Par définition, toute activité se déroule au cours du temps, c’est un processus dynamique. Du point de vue de l'opérateur, son environnement lui-même lui apparaît souvent comme un environnement dynamique, c'est-à-dire susceptible d’évoluer par lui-même sans intervention de sa part. Il est vrai que dans certains cas, par certains aspects, on peut définir des situations statiquesqui n’évoluent pas sans action de l'opérateur, par exemple l’usage d’un système informatique dont chaque évolution apparaît à l’opérateur comme une conséquence directe et attendue d’une action sur le clavier ou la souris. Mais dans le cas général, l’activité apparaît comme le contrôle d’une situation dynamique par un sujet intentionnel ; la situation apparaissant comme dynamique au sujet par les aspects qui concernent ses intentions. Ainsi, selon Clot , l'activité « est loin d’être la simple et libre manifestation des intentions d’un sujet mais plutôt la médiation entre les attendus génériques de l’action et les inattendus du réel. »

La difficulté pour un ergonome qui observe à la fois l'opérateur et son environnement, réside dans la difficulté de comprendre la pertinence pour l'opérateur, à la fois de ses actes et de l’évolution de la situation. Pour cette compréhension, Hoc , p224, souligne le rôle central des objets informationnels comme médiateurs entre le monde et l'activité mentale. Il définit l’objet de l’analyse de l’activité comme étant l’interaction entre les éléments de l’environnement et la dynamique des activités mentales de l'opérateur.

Parce que toute activité est toujours l’activité d’un opérateur intentionnel, elle ne peut pas être ramenée à un simple flux temporel de tous les mouvements de cet opérateur et de toutes les évolutions de son environnement. Ces mouvements et ces évolutions ne peuvent être appréhendés que par rapport à des intentions. L’activité est constituée intrinsèquement de ce qui est pertinent, pour l'opérateur lui-même, par rapport à ses propres intentions, dans ce flux d’évolution. Nous proposons donc la définition suivante de l’activité :

L'activité est un flux temporel des aspects pertinents pour un opérateur,
de son comportement et de l’évolution de son environnement.

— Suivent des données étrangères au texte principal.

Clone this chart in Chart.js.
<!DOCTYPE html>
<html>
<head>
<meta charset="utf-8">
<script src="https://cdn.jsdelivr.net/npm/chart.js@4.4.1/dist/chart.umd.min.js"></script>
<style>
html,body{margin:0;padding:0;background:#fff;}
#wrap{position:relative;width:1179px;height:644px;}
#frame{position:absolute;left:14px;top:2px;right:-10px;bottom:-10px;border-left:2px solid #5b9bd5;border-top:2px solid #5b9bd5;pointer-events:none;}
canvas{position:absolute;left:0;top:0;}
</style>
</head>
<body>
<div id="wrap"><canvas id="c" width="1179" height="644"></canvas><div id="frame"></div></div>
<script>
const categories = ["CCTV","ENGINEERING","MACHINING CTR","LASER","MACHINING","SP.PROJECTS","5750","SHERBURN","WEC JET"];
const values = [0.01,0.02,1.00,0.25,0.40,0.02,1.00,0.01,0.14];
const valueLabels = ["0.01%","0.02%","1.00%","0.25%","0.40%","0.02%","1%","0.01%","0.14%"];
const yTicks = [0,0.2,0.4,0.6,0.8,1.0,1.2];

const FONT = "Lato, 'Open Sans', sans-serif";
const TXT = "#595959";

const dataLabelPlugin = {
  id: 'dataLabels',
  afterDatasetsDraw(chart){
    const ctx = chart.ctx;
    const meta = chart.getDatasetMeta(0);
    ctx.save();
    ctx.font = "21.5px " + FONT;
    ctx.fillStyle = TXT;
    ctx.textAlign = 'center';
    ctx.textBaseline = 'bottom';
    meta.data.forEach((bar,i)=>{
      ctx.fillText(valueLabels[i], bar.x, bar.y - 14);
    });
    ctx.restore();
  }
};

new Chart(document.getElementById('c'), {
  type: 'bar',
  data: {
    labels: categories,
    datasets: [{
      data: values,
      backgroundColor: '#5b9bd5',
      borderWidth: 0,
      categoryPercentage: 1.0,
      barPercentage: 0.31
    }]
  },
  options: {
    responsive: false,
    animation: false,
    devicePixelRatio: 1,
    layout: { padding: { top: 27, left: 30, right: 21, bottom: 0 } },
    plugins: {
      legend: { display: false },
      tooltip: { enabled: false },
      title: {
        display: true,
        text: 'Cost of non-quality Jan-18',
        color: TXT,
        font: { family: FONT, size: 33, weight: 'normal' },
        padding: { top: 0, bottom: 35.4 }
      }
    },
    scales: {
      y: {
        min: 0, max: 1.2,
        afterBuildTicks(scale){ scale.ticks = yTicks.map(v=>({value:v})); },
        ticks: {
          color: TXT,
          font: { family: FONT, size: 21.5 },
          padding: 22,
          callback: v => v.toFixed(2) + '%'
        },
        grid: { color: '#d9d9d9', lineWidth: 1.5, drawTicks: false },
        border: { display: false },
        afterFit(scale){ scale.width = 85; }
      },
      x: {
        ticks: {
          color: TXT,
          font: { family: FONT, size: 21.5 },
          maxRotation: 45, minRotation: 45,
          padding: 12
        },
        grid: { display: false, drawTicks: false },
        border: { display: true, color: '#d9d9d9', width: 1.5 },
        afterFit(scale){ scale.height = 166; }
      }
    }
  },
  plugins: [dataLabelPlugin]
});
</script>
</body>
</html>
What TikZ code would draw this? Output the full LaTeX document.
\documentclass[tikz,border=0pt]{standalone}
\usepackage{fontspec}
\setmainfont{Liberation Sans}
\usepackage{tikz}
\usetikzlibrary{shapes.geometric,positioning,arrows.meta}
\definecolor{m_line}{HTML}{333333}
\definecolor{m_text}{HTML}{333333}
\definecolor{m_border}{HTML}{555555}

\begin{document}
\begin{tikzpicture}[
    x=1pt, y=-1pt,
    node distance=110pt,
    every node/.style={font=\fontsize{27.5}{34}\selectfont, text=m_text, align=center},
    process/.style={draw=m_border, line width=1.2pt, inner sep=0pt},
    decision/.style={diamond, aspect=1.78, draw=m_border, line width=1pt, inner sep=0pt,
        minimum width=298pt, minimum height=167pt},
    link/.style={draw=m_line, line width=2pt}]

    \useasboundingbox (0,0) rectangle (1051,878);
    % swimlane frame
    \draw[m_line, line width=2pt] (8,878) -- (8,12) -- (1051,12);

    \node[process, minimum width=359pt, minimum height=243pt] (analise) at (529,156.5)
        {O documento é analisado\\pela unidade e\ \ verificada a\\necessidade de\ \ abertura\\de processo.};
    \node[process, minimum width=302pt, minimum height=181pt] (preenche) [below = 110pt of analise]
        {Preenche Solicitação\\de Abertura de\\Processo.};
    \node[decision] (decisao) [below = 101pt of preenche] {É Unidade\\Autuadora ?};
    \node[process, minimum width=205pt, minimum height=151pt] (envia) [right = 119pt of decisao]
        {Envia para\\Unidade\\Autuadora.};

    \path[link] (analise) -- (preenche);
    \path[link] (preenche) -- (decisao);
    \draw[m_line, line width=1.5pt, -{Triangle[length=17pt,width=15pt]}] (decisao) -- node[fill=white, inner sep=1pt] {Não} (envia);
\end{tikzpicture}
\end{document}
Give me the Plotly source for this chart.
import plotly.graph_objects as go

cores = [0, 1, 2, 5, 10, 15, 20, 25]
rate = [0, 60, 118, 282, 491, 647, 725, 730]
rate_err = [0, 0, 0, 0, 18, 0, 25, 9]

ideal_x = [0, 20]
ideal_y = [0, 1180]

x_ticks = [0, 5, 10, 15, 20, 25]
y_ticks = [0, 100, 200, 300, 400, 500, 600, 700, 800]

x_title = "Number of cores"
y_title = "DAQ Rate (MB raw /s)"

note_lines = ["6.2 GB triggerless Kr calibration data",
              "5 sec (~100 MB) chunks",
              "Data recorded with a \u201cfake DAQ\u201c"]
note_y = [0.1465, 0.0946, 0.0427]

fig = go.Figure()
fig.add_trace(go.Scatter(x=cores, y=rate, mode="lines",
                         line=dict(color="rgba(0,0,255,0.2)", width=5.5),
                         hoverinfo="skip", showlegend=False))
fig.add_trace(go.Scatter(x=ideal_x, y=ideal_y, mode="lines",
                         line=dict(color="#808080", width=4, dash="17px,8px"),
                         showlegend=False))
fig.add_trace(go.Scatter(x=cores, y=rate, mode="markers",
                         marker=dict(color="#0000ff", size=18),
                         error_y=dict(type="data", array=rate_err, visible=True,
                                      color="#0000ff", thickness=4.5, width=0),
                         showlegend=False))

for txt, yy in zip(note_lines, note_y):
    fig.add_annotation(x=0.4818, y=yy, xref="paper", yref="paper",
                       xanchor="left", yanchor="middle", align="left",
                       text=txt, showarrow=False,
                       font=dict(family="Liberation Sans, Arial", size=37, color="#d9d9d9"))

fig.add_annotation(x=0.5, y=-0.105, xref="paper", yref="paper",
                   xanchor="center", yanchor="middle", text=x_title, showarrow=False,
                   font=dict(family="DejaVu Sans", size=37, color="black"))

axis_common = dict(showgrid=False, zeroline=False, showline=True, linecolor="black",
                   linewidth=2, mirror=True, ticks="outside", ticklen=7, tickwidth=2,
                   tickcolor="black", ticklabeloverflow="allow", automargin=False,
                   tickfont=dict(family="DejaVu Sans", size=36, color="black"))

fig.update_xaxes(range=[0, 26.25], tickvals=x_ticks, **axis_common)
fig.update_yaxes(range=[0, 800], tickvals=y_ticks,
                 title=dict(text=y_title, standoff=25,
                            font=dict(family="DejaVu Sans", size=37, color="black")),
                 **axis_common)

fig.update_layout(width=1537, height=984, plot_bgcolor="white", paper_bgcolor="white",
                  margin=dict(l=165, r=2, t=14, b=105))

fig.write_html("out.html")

Définir ainsi l’activité revient à la reconnaître comme un objet des sciences humaines, et non comme un phénomène physique qu'il s'agirait de mesurer. C’est se placer dans un cadre scientifique qui reconnaît d’emblée un statut de "sujet connaissant" à l'opérateur.

Pour un ergonome, comprendre l’activité d’un opérateur c’est comprendre le flux temporel de ses comportements et de l’évolution de son environnement, en ce qu’il a de pertinent pour cet opérateur lui-même. Cette compréhension part naturellement d'une observation de l'activité. L'observation se doit d’être la moins intrusive possible de façon à perturber le moins possible l’activité. Elle peut être menée de manière très ouverte ou en se focalisant sur certaines catégories d’information avec des objectifs précis, on parle alors d’observations systématiques . Conformément à la notion même d’activité que nous venons de proposer, la méthodologie d’observation en ergonomie vise à se centrer sur ce que fait l’opérateur, ses actions, son fonctionnement, ses intentions, ce qui est significatif pour lui, à partir de la manière dont il agit face à la tâche. Le but est de permettre à l'ergonome de comprendre les modes de fonctionnement de l’opérateur, sa manière de gérer la diversité et la variabilité des éléments de la situation qui sont pertinents pour atteindre les buts qu’il s’est fixés et son mode d’organisation (actions, prises d’informations, gestion du temps…).

Cette question de la pertinence pour l'opérateur devient alors une question clé : comment l'ergonome peut-il savoir ce qui est pertinent pour l'opérateur ? Cette question nous renvoie à un deuxième niveau de difficulté épistémologique. Il ne s'agit plus seulement de savoir ce qu'est une connaissance connue par un "sujet connaissant". Il s'agit de savoir comment un "sujet connaissant" qui est ergonome, peut construire une connaissance scientifique à propos de ce que connaît un second "sujet connaissant" qui est opérateur.